CsC alze le stime: Pil +0,9% nel 2024, decisivi taglio dei tassi e attuazione del Pnrr

Negli ultimi comunicati ufficiali, è divenuto evidente che la Bce non sta più pensando a ulteriori rialzi e intravede l’inizio di una fase di tagli. Lo scenario di previsione segue queste indicazioni: al primo taglio a giugno, ne seguiranno altri tre entro fine anno, ipotizzati di un quarto di punto ciascuno, arrivando al 3,50%, un punto meno di oggi; nel 2025 seguiranno altri tre tagli, fino al 2,75%. A tali livelli, la policy monetaria continuerà ad essere (poco) restrittiva a fine orizzonte previsivo, in misura molto più limitata rispetto ad oggi. Ciò potrà dare maggiore slancio agli investimenti e anche ai consumi.

«Pnrr determinante per la crescita»

Il secondo driver di crescita nel biennio di previsione è, nell’analisi del Csc, l’attuazione del Pnrr che sta entrando nel vivo: nel 2024 e 2025, infatti, l’ammontare delle risorse del Piano da spendere per investimenti e riforme è pari rispettivamente a 42 e 58 miliardi di euro, cioè oltre 2 punti di PIL all’anno, 100 miliardi nel biennio. «Sebbene sia difficile fare delle ipotesi precise sugli impatti complessivi che le risorse del Pnrr, da poco rimodulato dal Governo – sottolinea il Centro studi di viale dell’Astronomia -, avranno sulla crescita dell’economia, perché mancano informazioni proprio su vari aspetti della rimodulazione, la spinta al Pil di una piena attuazione del Piano sarà in ogni caso molto forte, determinante per tenere alta la crescita italiana».

Costo dell’energia freno alla crescita

Ci sono vari fattori che tenderanno invece a frenare il Pil italiano nel biennio. «Primo freno il costo dell’elettricità pagato dalle imprese resta più alto in Italia rispetto ai principali paesi Ue e anche rispetto agli altri grandi competitor internazionali come Usa e Giappone. Tutto ciò crea uno svantaggio competitivo per le imprese italiane: una riforma del mercato elettrico e una maggiore quota di rinnovabili nella generazione elettrica, visto che oggi hanno costi inferiori alle fonti fossili, potrebbero attenuare i costi dell’energia in Italia e ridurre (sebbene non eliminare) la dipendenza estera».

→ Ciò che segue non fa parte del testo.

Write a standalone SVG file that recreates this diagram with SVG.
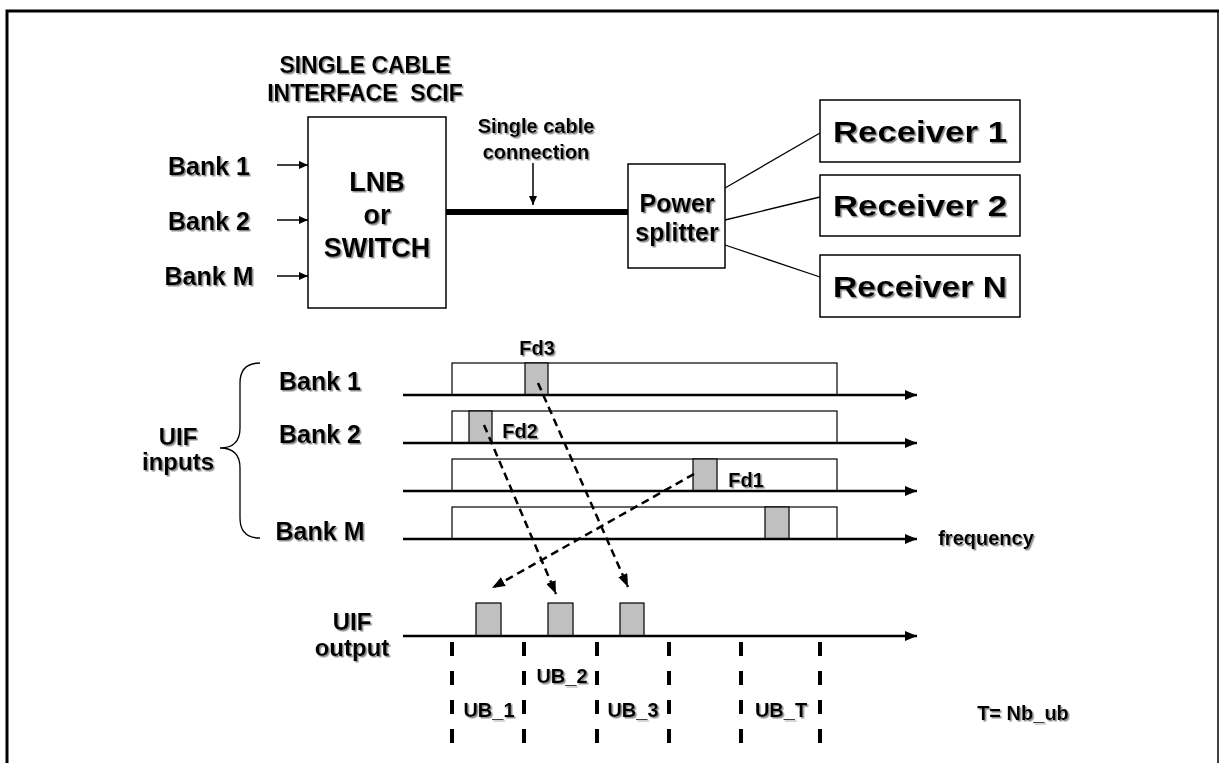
<svg xmlns="http://www.w3.org/2000/svg" width="1219" height="763" viewBox="0 0 1219 763">
<style>
text{font-family:"Liberation Sans",Arial,sans-serif;font-weight:bold;fill:#000;text-anchor:middle;filter:url(#sh)}
.box{fill:#fff;stroke:#000;stroke-width:1.5}
.band{fill:#fff;stroke:#000;stroke-width:1.2}
.blk{fill:#c0c0c0;stroke:#000;stroke-width:1.2}
.ax{stroke:#000;stroke-width:2.5;fill:none;marker-end:url(#ahb)}
.thin{stroke:#000;stroke-width:1.5;fill:none;marker-end:url(#ah)}
.dash{stroke:#000;stroke-width:2.5;fill:none;stroke-dasharray:8 5;marker-end:url(#ahd)}
.tick{stroke:#000;stroke-width:4;stroke-dasharray:14 15;fill:none}
.wire{stroke:#000;stroke-width:1.3;fill:none}
</style>
<defs>
<filter id="sh" x="-10%" y="-20%" width="130%" height="150%">
<feDropShadow dx="1.5" dy="1.5" stdDeviation="0.5" flood-color="#7f7f7f" flood-opacity="0.9"/>
</filter>
<marker id="ah" markerUnits="userSpaceOnUse" markerWidth="9" markerHeight="8" refX="9" refY="4" orient="auto"><path d="M0,0 L9,4 L0,8 z" fill="#000"/></marker>
<marker id="ahb" markerUnits="userSpaceOnUse" markerWidth="12" markerHeight="10" refX="12" refY="5" orient="auto"><path d="M0,0 L12,5 L0,10 z" fill="#000"/></marker>
<marker id="ahd" markerUnits="userSpaceOnUse" markerWidth="13" markerHeight="10" refX="13" refY="5" orient="auto"><path d="M0,0 L13,5 L0,10 z" fill="#000"/></marker>
</defs>
<rect width="1219" height="763" fill="#fff"/>
<g id="frame" fill="none" stroke="#000">
<path d="M7,763 V11 H1219" stroke-width="3"/>
<path d="M1218,11 V763" stroke-width="1.5"/>
</g>
<g id="title">
<text x="365" y="73" font-size="23">SINGLE CABLE</text>
<text x="365" y="101" font-size="23" xml:space="preserve">INTERFACE  SCIF</text>
</g>
<g id="lnb">
<rect class="box" x="308" y="117" width="138" height="191"/>
<text x="377" y="191" font-size="27">LNB</text>
<text x="377" y="224" font-size="27">or</text>
<text x="377" y="257" font-size="27">SWITCH</text>
</g>
<g id="bank-inputs">
<text x="209" y="175" font-size="25">Bank 1</text>
<text x="209" y="230" font-size="25">Bank 2</text>
<text x="209" y="285" font-size="25">Bank M</text>
</g>
<g id="cable-label">
<text x="536" y="133" font-size="20">Single cable</text>
<text x="536" y="159" font-size="20">connection</text>
</g>
<g id="splitter">
<rect class="box" x="628" y="164" width="97" height="104"/>
<text x="677" y="212" font-size="25">Power</text>
<text x="677" y="241" font-size="25">splitter</text>
</g>
<g id="receiver1">
<rect class="box" x="820" y="100" width="200" height="62"/>
<text x="920" y="142" font-size="30" textLength="174" lengthAdjust="spacingAndGlyphs">Receiver 1</text>
</g>
<g id="receiver2">
<rect class="box" x="820" y="175" width="200" height="61"/>
<text x="920" y="216" font-size="30" textLength="174" lengthAdjust="spacingAndGlyphs">Receiver 2</text>
</g>
<g id="receiverN">
<rect class="box" x="820" y="255" width="200" height="62"/>
<text x="920" y="297" font-size="30" textLength="174" lengthAdjust="spacingAndGlyphs">Receiver N</text>
</g>
<g id="connectors">
<line class="thin" x1="277" y1="165" x2="308" y2="165"/>
<line class="thin" x1="277" y1="220" x2="308" y2="220"/>
<line class="thin" x1="277" y1="276" x2="308" y2="276"/>
<line class="thin" x1="533" y1="163" x2="533" y2="205"/>
<line x1="446" y1="212" x2="628" y2="212" stroke="#000" stroke-width="6"/>
<line class="wire" x1="725" y1="188" x2="820" y2="133"/>
<line class="wire" x1="725" y1="220" x2="820" y2="197"/>
<line class="wire" x1="725" y1="245" x2="820" y2="277"/>
</g>
<g id="uif-inputs-label">
<path d="M260,363 Q240,363 240,383 L240,428 Q240,448 220,448 Q240,448 240,468 L240,518 Q240,538 260,538" fill="none" stroke="#000" stroke-width="1.3"/>
<text x="178" y="445" font-size="24">UIF</text>
<text x="178" y="470" font-size="24">inputs</text>
</g>
<g id="bank-rows">
<text x="320" y="390" font-size="25">Bank 1</text>
<text x="320" y="443" font-size="25">Bank 2</text>
<text x="320" y="540" font-size="25">Bank M</text>
<rect class="band" x="452" y="363" width="385" height="32"/>
<rect class="band" x="452" y="411" width="385" height="32"/>
<rect class="band" x="452" y="459" width="385" height="32"/>
<rect class="band" x="452" y="507" width="385" height="32"/>
<rect class="blk" x="525" y="363" width="23" height="32"/>
<rect class="blk" x="469" y="411" width="23" height="32"/>
<rect class="blk" x="693" y="459" width="24" height="32"/>
<rect class="blk" x="765" y="507" width="24" height="32"/>
<line class="ax" x1="403" y1="395" x2="917" y2="395"/>
<line class="ax" x1="403" y1="443" x2="917" y2="443"/>
<line class="ax" x1="403" y1="491" x2="917" y2="491"/>
<line class="ax" x1="403" y1="539" x2="917" y2="539"/>
<text x="537" y="355" font-size="20">Fd3</text>
<text x="520" y="438" font-size="20">Fd2</text>
<text x="746" y="487" font-size="20">Fd1</text>
<text x="986" y="545" font-size="20">frequency</text>
</g>
<g id="mapping-arrows">
<line class="dash" x1="538" y1="383" x2="628" y2="587"/>
<line class="dash" x1="484" y1="425" x2="556" y2="594"/>
<line class="dash" x1="694" y1="474" x2="492" y2="588"/>
</g>
<g id="uif-output">
<text x="352" y="630" font-size="24">UIF</text>
<text x="352" y="656" font-size="24">output</text>
<rect class="blk" x="476" y="603" width="25" height="33"/>
<rect class="blk" x="548" y="603" width="25" height="33"/>
<rect class="blk" x="620" y="603" width="24" height="33"/>
<line class="ax" x1="403" y1="636" x2="917" y2="636"/>
</g>
<g id="user-bands">
<line class="tick" x1="452" y1="642" x2="452" y2="746"/>
<line class="tick" x1="524" y1="642" x2="524" y2="746"/>
<line class="tick" x1="597" y1="642" x2="597" y2="746"/>
<line class="tick" x1="669" y1="642" x2="669" y2="746"/>
<line class="tick" x1="741" y1="642" x2="741" y2="746"/>
<line class="tick" x1="820" y1="642" x2="820" y2="746"/>
<text x="562" y="683" font-size="20">UB_2</text>
<text x="489" y="717" font-size="20">UB_1</text>
<text x="633" y="717" font-size="20">UB_3</text>
<text x="781" y="717" font-size="20">UB_T</text>
<text x="1023" y="720" font-size="20">T= Nb_ub</text>
</g>
</svg>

L’eliminazione dei bonus edilizi

Il secondo freno per la crescita è «il graduale phase out del Superbonus, già in scadenza a fine 2023 in termini di aliquota al 110% e degli altri incentivi all’edilizia. Le costruzioni ad uso residenziale, in termini di valore aggiunto e quindi di contributo al Pil – prevede il Csc -, dovrebbero risentire fortemente di tale prevista riduzione degli incentivi, già nel 2024 e in misura ancora maggiore nel 2025. La manifattura non dovrebbe risentirne molto. È chiaro – sottolinea il centro studi – che parte della crescita del Pil negli anni scorsi è attribuibile agli impatti del Superbonus, 2,4 punti percentuali in 4 anni».

La strozzatura nel trasporto merci

Il terzo freno alla crescita è la strozzatura mondiale nei trasporti e il loro impatto negativo per l’industria italiana. «Il tema della sicurezza dei trasporti non riguarda solo il Mar Rosso, snodo cruciale dello scambio di merci tra Europa ed Asia, ma anche numerose altre fragilità lungo le rotte internazionali di trasporto, per esempio nello stretto di Malacca (in Asia) e nel canale di Panama (in America). In Italia, più della metà dei volumi di merci in entrata arriva via mare e le navi trasportano il 42% delle quantità esportate. Diverse criticità, inoltre, si hanno anche nelle rotte regionali dei trasporti, che sono per lo più via terra: per l’Italia in particolare lungo l’arco alpino, per le connessioni con gli altri paesi Ue. A proposito della crisi nel Mar Rosso, in particolare, l’impatto dei recenti aumenti dei costi di trasporto marittimi, più che raddoppiati, sui prezzi alla produzione dell’industria italiana è stimato complessivamente moderato, ma è forte in specifici settori come la chimica, la metallurgia, la carta».